Shehryar Ahmed worked nights for UK Business Protection Services (UKBPS) protecting an abandoned property in Walton between March 31 and June 6 last year.
But nearly a year later the 27-year-old, who lives with his wife Suraya and 11-month-old daughter Pareesha in Excelsior Close, Kingston, has still not been paid a penny for his work, despite winning a county court judgement ordering them to pay up.
He said: “I feel angry and upset. I did all those nights and stayed away for months thinking my daughter would be born [soon] and I could buy her everything.
“The day my daughter was born it was after two months and I did not have any money for a pushchair or anything for my daughter. I was so upset. My wife cried with me then.”
Mr Ahmed was unemployed for months but finally found a job working for another security company Sight and Sound working in St John’s Wood.
He said he believed there were many other security guards in the same situation.
Kingston County Court made an award on November 21 last year for £3,332.59, which included interest.
A letter from UKBPS chief executive officer Marcus Lynock to Mr Ahmed in March 8 said the company had “major internal issues within our internal accounts department”.

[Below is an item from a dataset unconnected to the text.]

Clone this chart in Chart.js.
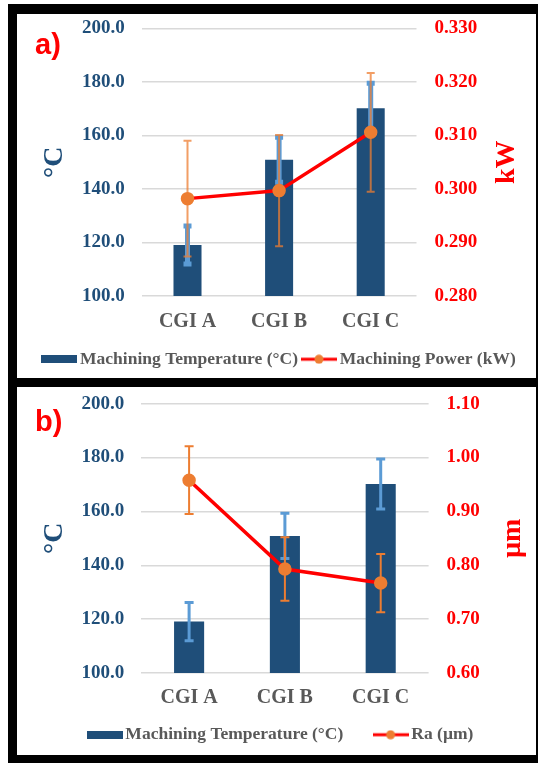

He said: “We are aware there is currently money owed to yourself, however, at present we are transferring all financial issues to our external accountants and are therefore unable to make any immediate payments to you.”
Mr Lynock, from UKBPS, said he had taken time out of the business last year after the birth of a child with Down’s syndrome and returned to find in his absence some security guards had not been paid.

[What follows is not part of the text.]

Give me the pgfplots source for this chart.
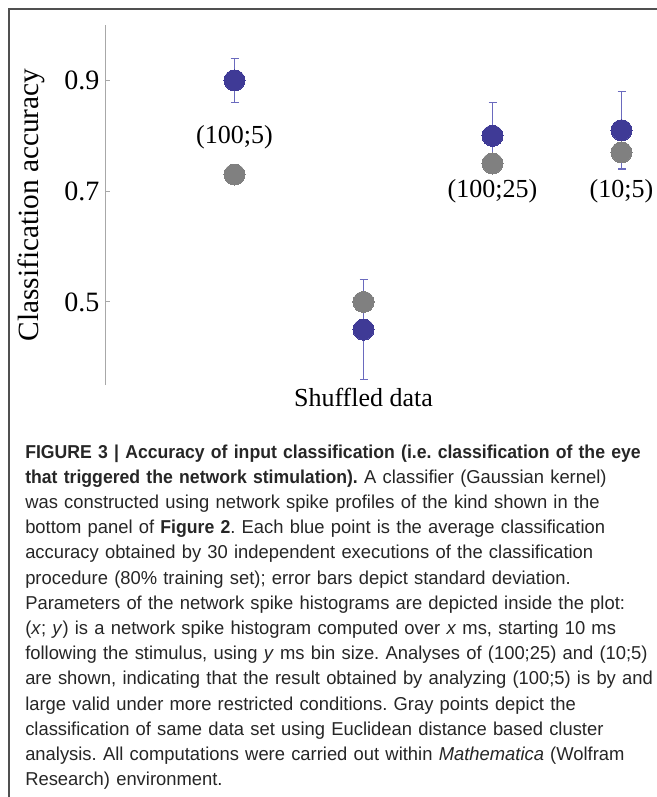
\documentclass[border=0pt]{standalone}
\usepackage{fontspec}
\setmainfont{Liberation Serif}
\newfontfamily\capfont[FakeStretch=0.985]{Liberation Sans}
\newfontfamily\capbf[FakeStretch=0.945]{Liberation Sans Bold}
\usepackage{pgfplots}
\pgfplotsset{compat=1.18}
\definecolor{ptblue}{HTML}{3F3A96}
\definecolor{errblue}{HTML}{6A6ABE}
\definecolor{ptgray}{HTML}{808080}
\definecolor{axgray}{HTML}{A8A8A8}
\definecolor{framegray}{HTML}{505050}
\begin{document}
\begin{tikzpicture}
\path[use as bounding box] (0,0) rectangle (492.75pt,-597.75pt);
\draw[framegray, line width=0.9pt] (6.75pt,-600pt) -- (6.75pt,-6.75pt) -- (495pt,-6.75pt);
\begin{axis}[
  at={(79.125pt,-288.75pt)}, anchor=south west,
  scale only axis, width=406.35pt, height=270pt,
  xmin=0, xmax=4.2, ymin=0.35, ymax=1.0,
  clip=false,
  axis x line=none, axis y line*=left,
  y axis line style={draw=axgray, line width=0.8pt},
  ytick={0.5,0.7,0.9}, yticklabels={0.5,0.7,0.9},
  tick align=inside, major tick length=3.75pt,
  ytick style={draw=axgray, line width=0.8pt},
  yticklabel style={font=\fontsize{21}{24}\selectfont, xshift=-1pt},
  ylabel={Classification accuracy},
  every axis y label/.style={at={(axis description cs:-0.136,0.5)}, rotate=90, anchor=center, font=\fontsize{22}{25}\selectfont},
]
% error bars of the blue points
\addplot[only marks, mark=none,
  error bars/.cd, y dir=both, y explicit,
  error bar style={draw=errblue, line width=0.8pt},
  error mark options={draw=errblue, line width=0.8pt, mark size=3pt, rotate=90}]
  table[x=x, y=y, y error=e] {
x y e
1 0.90 0.04
2 0.45 0.09
3 0.80 0.06
4 0.81 0.07
};
% gray points (cluster analysis)
\addplot[only marks, color=ptgray, mark=*, mark size=7.9pt, mark options={draw=ptgray, fill=ptgray, line width=0pt}]
  table[x=x, y=y] {
x y
1 0.73
2 0.50
3 0.75
4 0.77
};
% blue points (classifier)
\addplot[only marks, color=ptblue, mark=*, mark size=7.9pt, mark options={draw=ptblue, fill=ptblue, line width=0pt}]
  table[x=x, y=y] {
x y
1 0.90
2 0.45
3 0.80
4 0.81
};
\node[font=\fontsize{19.5}{22}\selectfont] at (axis cs:1,0.797) {(100;5)};
\node[font=\fontsize{19.5}{22}\selectfont] at (axis cs:3,0.70) {(100;25)};
\node[font=\fontsize{19.5}{22}\selectfont] at (axis cs:4,0.70) {(10;5)};
\node[font=\fontsize{19.5}{22}\selectfont] at (axis cs:2,0.328) {Shuffled data};
\end{axis}
\node[anchor=base west, inner sep=0pt, text width=560pt, align=left,
  font=\capfont\fontsize{14}{18.9}\selectfont\frenchspacing, text=black!85] at (18.75pt,-343.5pt) {%
{\capbf FIGURE 3 | Accuracy of input classification (i.e. classification of the eye}\\
{\capbf that triggered the network stimulation).} A classifier (Gaussian kernel)\\
was constructed using network spike profiles of the kind shown in the\\
bottom panel of {\capbf Figure 2}. Each blue point is the average classification\\
accuracy obtained by 30 independent executions of the classification\\
procedure (80\% training set); error bars depict standard deviation.\\
Parameters of the network spike histograms are depicted inside the plot:\\
(\textit{x}; \textit{y}) is a network spike histogram computed over \textit{x} ms, starting 10 ms\\
following the stimulus, using \textit{y} ms bin size. Analyses of (100;25) and (10;5)\\
are shown, indicating that the result obtained by analyzing (100;5) is by and\\
large valid under more restricted conditions. Gray points depict the\\
classification of same data set using Euclidean distance based cluster\\
analysis. All computations were carried out within \textit{Mathematica} (Wolfram\\
Research) environment.};
\end{tikzpicture}
\end{document}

He said: “You cannot operate a business without paying staff. It is a disgrace. It is not right and it is not fair. Security is a hard industry. My heart goes out to be honest.”
Mr Lynock said the company had gone into administration and the administrators had been handed the cases to see if they could be paid.
He added: “If they cannot I would like to speak to these guys personally. We have got to give them something and it is not fair on these guys.”